Copy, from the entries below, each line where the word "this" can be found.

** Start of PROVIDED DATA **

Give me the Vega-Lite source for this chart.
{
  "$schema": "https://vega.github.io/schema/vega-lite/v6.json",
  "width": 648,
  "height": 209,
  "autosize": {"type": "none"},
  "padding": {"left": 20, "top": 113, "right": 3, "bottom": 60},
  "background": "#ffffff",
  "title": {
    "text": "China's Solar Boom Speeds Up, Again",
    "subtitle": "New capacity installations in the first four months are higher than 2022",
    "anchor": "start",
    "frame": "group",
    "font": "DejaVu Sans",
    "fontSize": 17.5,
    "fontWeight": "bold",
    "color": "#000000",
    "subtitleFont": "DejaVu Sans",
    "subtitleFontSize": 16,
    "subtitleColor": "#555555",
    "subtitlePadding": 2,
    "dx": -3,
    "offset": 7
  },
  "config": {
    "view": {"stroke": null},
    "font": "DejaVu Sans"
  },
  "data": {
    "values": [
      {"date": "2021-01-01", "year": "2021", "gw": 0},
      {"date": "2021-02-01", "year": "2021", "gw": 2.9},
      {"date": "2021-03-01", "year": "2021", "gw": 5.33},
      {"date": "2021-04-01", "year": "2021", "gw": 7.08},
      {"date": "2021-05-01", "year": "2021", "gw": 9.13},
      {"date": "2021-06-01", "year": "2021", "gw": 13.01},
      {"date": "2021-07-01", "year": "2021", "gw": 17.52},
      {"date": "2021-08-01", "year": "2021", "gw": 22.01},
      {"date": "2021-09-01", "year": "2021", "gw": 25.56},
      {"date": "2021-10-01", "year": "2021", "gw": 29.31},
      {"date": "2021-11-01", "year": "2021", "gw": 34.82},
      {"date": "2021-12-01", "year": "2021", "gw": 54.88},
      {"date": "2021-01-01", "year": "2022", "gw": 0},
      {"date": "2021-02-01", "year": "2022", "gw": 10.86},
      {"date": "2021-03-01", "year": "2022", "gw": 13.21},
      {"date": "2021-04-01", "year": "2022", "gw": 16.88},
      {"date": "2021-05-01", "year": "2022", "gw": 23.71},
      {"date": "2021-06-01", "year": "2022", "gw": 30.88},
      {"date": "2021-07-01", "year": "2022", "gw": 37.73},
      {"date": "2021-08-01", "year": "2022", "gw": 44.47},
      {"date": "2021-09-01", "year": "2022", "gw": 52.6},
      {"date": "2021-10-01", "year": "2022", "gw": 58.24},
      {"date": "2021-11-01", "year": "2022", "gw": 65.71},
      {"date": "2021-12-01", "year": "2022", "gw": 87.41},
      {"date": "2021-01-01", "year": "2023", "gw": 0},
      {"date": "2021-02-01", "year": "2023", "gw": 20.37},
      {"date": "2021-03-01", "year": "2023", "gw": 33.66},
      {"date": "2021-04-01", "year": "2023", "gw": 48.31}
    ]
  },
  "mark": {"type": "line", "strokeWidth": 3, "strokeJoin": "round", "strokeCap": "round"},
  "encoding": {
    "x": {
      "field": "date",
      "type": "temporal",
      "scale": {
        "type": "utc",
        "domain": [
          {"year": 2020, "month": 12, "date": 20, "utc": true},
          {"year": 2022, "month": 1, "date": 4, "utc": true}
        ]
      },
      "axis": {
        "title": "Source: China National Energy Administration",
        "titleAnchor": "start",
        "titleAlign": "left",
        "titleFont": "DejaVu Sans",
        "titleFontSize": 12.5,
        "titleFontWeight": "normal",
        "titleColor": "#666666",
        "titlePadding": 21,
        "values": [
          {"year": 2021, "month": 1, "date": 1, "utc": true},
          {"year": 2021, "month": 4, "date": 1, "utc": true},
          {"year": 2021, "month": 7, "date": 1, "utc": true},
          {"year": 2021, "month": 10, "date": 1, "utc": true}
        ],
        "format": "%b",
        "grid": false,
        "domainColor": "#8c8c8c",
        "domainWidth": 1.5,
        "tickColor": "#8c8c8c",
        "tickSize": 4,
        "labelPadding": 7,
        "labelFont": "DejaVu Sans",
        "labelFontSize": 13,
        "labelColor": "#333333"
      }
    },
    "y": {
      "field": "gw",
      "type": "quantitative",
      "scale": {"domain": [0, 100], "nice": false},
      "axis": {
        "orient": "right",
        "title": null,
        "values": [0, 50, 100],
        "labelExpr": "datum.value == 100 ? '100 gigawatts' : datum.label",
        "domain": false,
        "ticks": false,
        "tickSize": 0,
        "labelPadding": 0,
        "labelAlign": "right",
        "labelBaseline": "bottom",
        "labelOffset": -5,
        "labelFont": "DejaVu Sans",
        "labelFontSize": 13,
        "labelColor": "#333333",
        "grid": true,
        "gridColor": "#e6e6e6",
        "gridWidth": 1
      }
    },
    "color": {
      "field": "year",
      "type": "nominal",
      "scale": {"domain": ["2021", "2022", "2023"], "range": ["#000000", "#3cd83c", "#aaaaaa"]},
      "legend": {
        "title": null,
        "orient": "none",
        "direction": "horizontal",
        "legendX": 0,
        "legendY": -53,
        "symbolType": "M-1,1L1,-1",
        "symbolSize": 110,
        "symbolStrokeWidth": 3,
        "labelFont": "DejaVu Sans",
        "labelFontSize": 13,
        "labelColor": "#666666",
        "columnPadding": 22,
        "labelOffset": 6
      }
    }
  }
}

** End of PROVIDED DATA **
** Start of PROVIDED DATA **

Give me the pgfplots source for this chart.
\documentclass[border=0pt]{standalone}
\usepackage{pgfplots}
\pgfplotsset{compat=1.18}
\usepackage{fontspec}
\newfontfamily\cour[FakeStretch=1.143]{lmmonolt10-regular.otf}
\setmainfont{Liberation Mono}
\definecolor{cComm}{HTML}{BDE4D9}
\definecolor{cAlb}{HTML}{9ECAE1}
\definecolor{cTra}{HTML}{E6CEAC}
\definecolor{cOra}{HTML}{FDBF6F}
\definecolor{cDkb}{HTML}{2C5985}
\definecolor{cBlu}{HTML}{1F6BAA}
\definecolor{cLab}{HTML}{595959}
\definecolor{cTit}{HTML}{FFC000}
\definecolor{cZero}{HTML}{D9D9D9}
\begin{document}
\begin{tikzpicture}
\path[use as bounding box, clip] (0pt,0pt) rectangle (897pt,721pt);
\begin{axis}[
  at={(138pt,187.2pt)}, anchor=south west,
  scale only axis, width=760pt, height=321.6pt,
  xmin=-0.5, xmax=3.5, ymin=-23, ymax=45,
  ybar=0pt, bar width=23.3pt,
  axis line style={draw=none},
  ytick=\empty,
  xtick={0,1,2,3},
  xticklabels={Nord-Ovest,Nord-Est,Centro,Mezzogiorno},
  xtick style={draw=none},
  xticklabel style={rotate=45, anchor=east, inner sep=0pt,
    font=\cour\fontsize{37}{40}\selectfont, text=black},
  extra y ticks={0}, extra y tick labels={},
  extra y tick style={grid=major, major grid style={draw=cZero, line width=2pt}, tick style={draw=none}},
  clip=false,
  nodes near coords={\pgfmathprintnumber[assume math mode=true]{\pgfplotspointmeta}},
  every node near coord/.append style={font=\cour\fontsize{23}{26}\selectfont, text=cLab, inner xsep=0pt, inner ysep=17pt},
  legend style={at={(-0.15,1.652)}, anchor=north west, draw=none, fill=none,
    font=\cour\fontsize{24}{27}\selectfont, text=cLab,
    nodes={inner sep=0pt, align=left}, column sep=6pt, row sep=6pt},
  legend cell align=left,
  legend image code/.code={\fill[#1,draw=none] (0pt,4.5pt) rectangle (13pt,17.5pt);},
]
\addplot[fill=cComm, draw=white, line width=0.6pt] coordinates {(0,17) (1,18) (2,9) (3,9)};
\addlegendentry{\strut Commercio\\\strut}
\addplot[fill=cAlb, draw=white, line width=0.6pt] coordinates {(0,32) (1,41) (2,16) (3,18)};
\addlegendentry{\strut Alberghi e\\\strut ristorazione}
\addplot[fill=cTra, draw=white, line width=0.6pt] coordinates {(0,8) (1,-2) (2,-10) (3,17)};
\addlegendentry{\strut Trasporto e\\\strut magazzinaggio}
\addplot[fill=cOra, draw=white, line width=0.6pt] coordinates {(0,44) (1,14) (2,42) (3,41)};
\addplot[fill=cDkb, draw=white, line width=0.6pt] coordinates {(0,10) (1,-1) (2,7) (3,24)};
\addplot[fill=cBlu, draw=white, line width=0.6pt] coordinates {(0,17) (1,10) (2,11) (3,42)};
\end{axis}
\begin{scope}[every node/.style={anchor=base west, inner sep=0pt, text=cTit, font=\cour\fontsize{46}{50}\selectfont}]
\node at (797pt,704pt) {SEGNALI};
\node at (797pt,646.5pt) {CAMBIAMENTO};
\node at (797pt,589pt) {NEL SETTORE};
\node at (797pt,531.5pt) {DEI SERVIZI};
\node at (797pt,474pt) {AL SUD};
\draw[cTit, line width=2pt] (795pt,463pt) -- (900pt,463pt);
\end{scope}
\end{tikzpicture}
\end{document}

** End of PROVIDED DATA **
** Start of PROVIDED DATA **

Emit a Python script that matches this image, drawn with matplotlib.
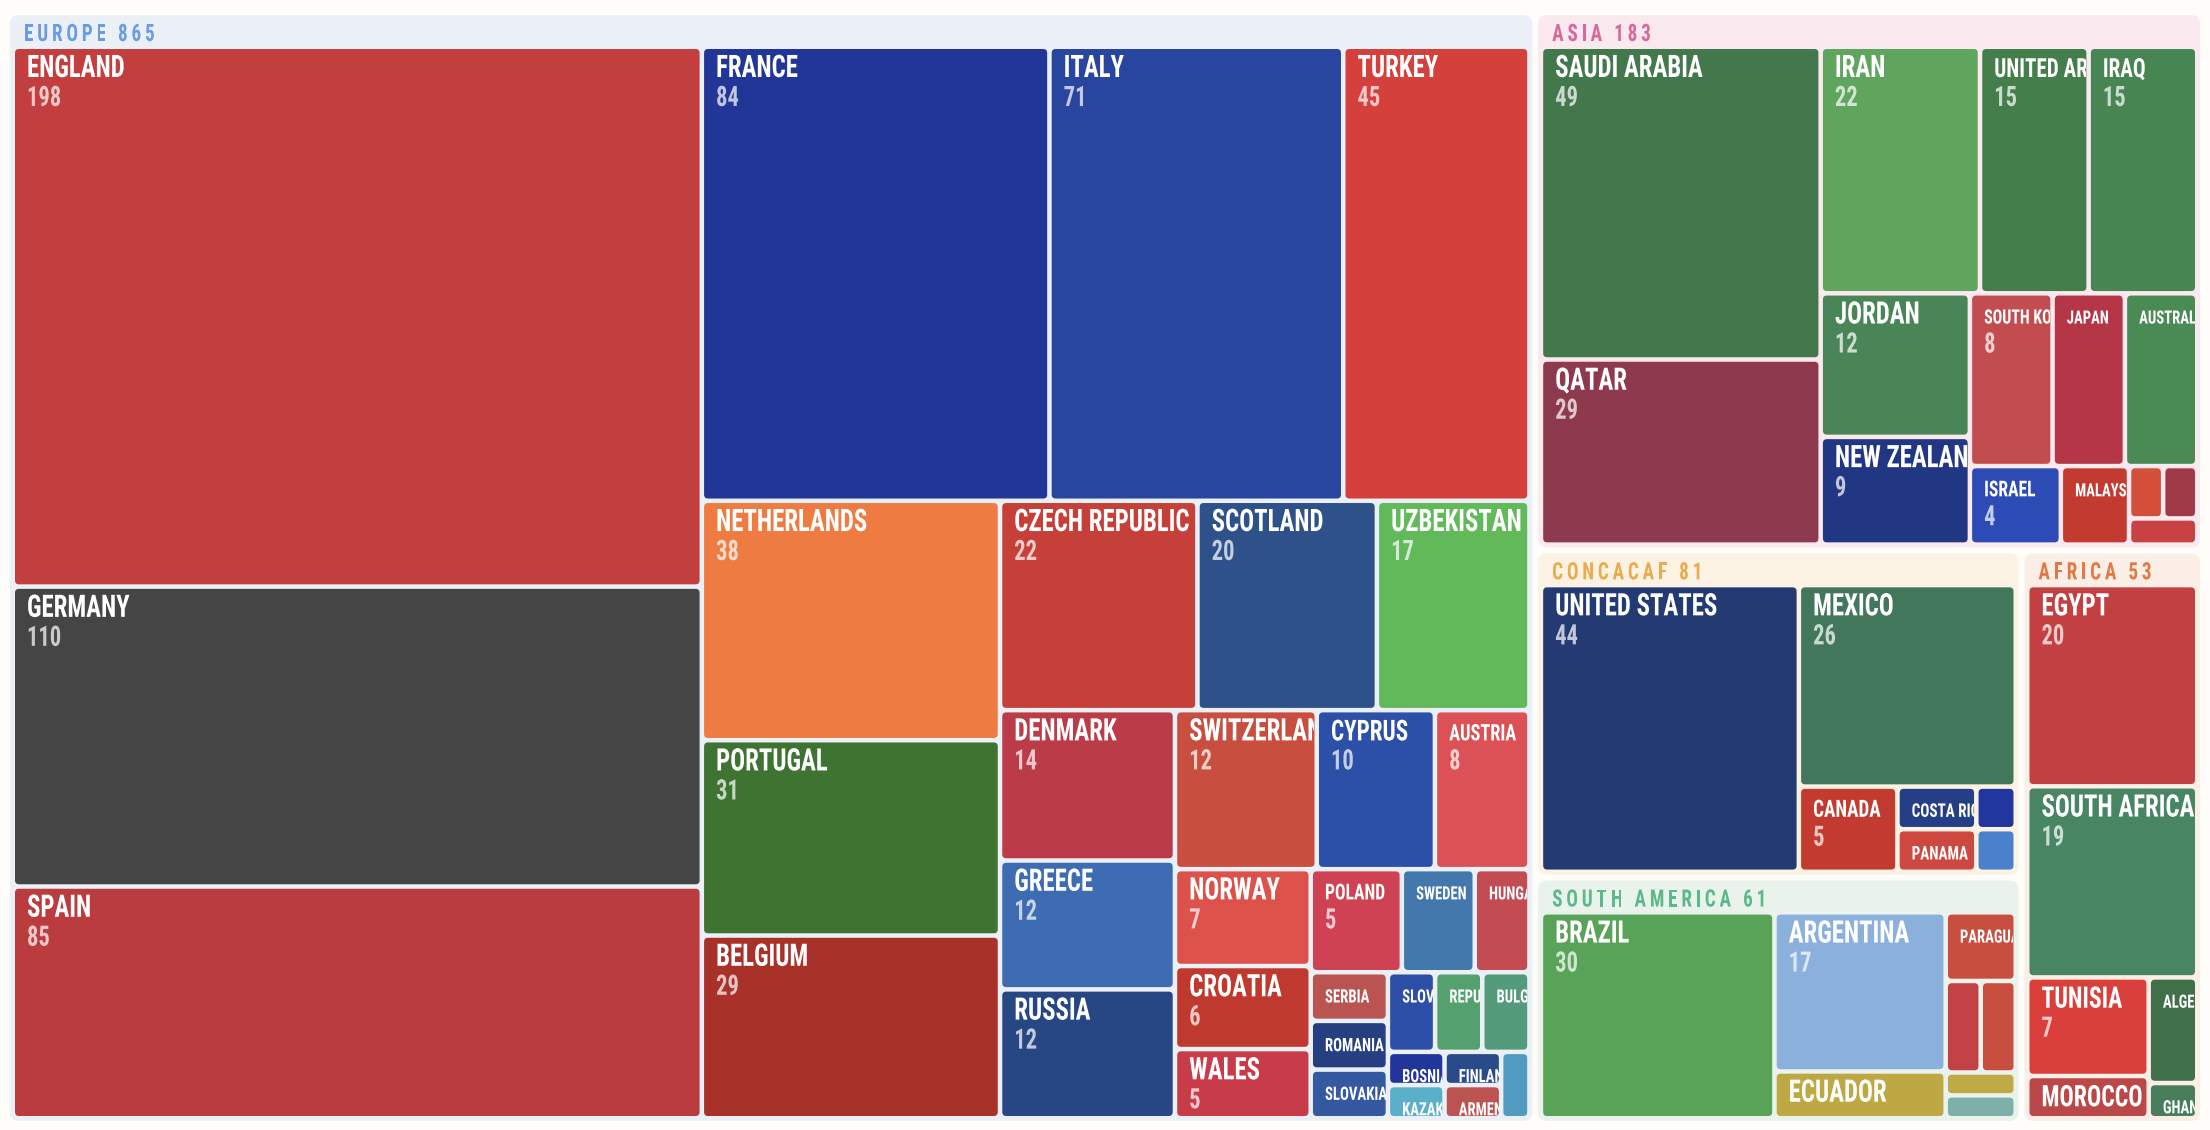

** End of PROVIDED DATA **

EXERCISE RESULT:
Give me the Vega-Lite source for this chart.
Give me the pgfplots source for this chart.
Emit a Python script that matches this image, drawn with matplotlib.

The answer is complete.